Make it executeable:

chmod +x pihole-FTL-arm64

And let it rip:

sudo ./pihole-FTL-arm64 dhcp-discover

The bit you have to look for is "Recursive DNS server"

2 Likes

That nslookup is not using Pi-hole for DNS, but a local stub resolver at 127.0.0.53.

Your different nslookup results would suggest that stub resolver is forwarding DNS requests to at least two upstreams, your Pi-hole returning 0.0.0.0 and a public one returning public IPs.

You should verify that your stub resolver's forward target is your Pi-hole exclusively.

2 Likes

Hi, thanks for taking the time to reply.
I purged everything and went with the previous version of Raspberry Pi OS and managed to disable DHCP on the modem.
Now I'm running PiHole in DHCP mode and everything works just fine.

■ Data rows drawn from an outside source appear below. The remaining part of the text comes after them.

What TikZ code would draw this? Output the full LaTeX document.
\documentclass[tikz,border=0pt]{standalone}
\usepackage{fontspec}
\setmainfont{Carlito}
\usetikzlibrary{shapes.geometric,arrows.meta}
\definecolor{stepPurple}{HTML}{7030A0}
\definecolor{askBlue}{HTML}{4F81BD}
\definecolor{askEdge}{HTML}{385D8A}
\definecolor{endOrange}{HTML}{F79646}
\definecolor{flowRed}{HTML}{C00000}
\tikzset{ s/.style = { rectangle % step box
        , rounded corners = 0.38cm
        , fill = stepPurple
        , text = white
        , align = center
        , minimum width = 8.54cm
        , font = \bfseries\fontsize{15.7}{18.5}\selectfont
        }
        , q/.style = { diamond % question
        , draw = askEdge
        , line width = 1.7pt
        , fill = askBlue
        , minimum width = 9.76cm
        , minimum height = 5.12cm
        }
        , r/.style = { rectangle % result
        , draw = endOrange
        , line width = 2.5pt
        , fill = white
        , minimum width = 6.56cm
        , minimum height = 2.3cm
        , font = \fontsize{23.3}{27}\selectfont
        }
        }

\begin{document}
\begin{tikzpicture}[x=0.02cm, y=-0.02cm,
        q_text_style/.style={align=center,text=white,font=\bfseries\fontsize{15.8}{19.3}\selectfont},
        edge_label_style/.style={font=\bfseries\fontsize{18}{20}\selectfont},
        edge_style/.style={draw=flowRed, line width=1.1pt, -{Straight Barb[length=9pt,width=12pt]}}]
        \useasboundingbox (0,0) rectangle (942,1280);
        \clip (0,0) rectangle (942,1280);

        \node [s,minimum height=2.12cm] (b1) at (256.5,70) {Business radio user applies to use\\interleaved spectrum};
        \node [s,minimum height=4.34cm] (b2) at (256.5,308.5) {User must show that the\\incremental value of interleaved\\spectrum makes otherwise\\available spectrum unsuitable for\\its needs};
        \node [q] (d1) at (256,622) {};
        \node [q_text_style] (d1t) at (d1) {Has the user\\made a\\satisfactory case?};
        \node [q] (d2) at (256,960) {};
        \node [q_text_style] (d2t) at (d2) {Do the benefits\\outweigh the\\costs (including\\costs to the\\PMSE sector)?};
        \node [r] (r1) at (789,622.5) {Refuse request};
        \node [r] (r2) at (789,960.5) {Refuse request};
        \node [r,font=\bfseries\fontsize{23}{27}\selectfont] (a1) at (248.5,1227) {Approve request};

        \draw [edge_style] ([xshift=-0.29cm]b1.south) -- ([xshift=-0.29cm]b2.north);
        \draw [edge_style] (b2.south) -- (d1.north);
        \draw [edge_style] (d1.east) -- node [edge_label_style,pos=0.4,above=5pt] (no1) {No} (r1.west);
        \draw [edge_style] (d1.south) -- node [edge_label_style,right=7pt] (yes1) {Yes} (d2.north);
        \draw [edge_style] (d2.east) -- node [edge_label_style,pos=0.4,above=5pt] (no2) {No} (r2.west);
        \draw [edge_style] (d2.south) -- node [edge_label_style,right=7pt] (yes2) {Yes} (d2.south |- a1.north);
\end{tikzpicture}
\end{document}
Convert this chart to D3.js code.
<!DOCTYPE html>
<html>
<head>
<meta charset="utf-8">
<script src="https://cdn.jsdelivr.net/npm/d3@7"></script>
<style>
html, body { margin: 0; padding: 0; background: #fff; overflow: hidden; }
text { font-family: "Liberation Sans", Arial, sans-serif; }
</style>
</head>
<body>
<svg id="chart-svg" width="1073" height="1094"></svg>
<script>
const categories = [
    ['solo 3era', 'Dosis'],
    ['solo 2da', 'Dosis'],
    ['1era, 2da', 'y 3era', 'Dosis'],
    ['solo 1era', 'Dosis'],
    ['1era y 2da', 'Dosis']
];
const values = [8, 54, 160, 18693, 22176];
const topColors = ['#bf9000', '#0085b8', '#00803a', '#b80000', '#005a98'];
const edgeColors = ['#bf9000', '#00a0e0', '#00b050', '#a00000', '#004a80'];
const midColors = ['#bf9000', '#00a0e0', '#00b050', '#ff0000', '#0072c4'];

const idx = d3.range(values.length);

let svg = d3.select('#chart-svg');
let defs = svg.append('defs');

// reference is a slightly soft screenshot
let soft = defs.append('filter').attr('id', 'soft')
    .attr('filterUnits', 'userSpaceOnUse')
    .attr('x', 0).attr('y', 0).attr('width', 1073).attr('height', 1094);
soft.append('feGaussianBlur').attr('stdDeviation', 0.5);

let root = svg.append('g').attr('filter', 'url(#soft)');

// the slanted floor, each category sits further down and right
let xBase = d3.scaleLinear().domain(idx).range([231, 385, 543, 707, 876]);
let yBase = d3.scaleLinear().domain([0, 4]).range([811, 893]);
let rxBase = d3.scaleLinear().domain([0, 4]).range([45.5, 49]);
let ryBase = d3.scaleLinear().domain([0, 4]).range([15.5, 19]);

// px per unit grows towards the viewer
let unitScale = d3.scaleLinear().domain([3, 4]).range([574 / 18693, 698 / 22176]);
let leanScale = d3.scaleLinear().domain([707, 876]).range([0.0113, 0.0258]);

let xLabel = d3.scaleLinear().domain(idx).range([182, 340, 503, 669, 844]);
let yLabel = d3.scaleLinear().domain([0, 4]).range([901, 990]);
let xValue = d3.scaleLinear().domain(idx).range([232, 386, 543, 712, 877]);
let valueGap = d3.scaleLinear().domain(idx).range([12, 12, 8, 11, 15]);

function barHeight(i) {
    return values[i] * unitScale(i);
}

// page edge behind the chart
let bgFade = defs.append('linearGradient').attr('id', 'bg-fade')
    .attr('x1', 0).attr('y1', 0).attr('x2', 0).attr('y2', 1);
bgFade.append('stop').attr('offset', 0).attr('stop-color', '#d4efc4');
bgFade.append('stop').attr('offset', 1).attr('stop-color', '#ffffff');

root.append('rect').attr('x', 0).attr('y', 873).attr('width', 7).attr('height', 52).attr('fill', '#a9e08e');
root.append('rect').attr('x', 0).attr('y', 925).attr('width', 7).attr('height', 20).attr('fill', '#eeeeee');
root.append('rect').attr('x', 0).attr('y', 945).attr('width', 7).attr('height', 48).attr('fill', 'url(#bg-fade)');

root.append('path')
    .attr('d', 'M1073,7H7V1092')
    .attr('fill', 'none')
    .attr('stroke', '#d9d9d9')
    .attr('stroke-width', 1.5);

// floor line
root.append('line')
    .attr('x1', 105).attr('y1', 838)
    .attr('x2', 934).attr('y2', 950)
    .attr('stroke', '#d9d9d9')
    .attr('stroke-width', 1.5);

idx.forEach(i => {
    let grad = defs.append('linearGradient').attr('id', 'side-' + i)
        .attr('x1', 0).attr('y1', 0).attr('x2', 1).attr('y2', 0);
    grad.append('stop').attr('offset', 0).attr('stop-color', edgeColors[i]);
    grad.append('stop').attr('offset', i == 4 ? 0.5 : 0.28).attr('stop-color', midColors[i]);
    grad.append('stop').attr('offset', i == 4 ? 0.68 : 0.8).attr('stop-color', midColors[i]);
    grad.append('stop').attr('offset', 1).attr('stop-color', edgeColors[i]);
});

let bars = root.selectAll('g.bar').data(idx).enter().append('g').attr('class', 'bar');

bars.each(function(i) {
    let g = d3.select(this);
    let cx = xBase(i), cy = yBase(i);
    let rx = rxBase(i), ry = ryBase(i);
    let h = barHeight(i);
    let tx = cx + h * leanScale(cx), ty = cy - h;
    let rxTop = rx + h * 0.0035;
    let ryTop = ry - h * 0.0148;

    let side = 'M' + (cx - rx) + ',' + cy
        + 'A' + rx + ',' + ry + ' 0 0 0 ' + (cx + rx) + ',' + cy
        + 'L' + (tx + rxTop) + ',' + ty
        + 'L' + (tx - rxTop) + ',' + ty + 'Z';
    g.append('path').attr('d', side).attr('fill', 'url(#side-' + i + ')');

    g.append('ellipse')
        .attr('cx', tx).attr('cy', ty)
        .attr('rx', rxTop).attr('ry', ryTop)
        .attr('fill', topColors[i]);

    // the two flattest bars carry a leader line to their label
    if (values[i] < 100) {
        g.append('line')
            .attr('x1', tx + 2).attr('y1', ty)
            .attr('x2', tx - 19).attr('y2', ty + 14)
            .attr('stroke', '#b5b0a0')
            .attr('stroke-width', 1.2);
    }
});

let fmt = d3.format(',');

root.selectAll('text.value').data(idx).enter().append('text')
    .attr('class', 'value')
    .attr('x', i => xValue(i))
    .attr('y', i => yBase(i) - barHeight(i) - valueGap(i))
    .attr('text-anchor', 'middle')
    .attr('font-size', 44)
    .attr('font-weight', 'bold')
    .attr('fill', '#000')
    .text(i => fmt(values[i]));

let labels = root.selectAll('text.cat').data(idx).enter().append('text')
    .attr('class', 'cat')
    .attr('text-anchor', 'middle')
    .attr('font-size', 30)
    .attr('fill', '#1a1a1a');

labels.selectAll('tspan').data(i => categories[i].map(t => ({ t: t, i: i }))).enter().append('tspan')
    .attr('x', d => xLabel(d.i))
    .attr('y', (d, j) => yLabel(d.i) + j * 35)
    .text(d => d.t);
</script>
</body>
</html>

Just for testing, I tried putting again Raspi static IP as both Primary and Secondary DNS IP and it still didn't work. I'm not an expert but I think the modem may have fallback DNS, I don't know.

Using a previous version of the operating system may be less secure, but PiHole is literally the only application running, so I don't think it will be an issue.

Thanks for your reply, the message I posted before explains how I did it.

DNS queries bypassing IPv4 DNS (Pi-hole) via IPv6 DNS (your router or ISP DNS)?
IPv6 DNS is preferred over IPv4 DNS.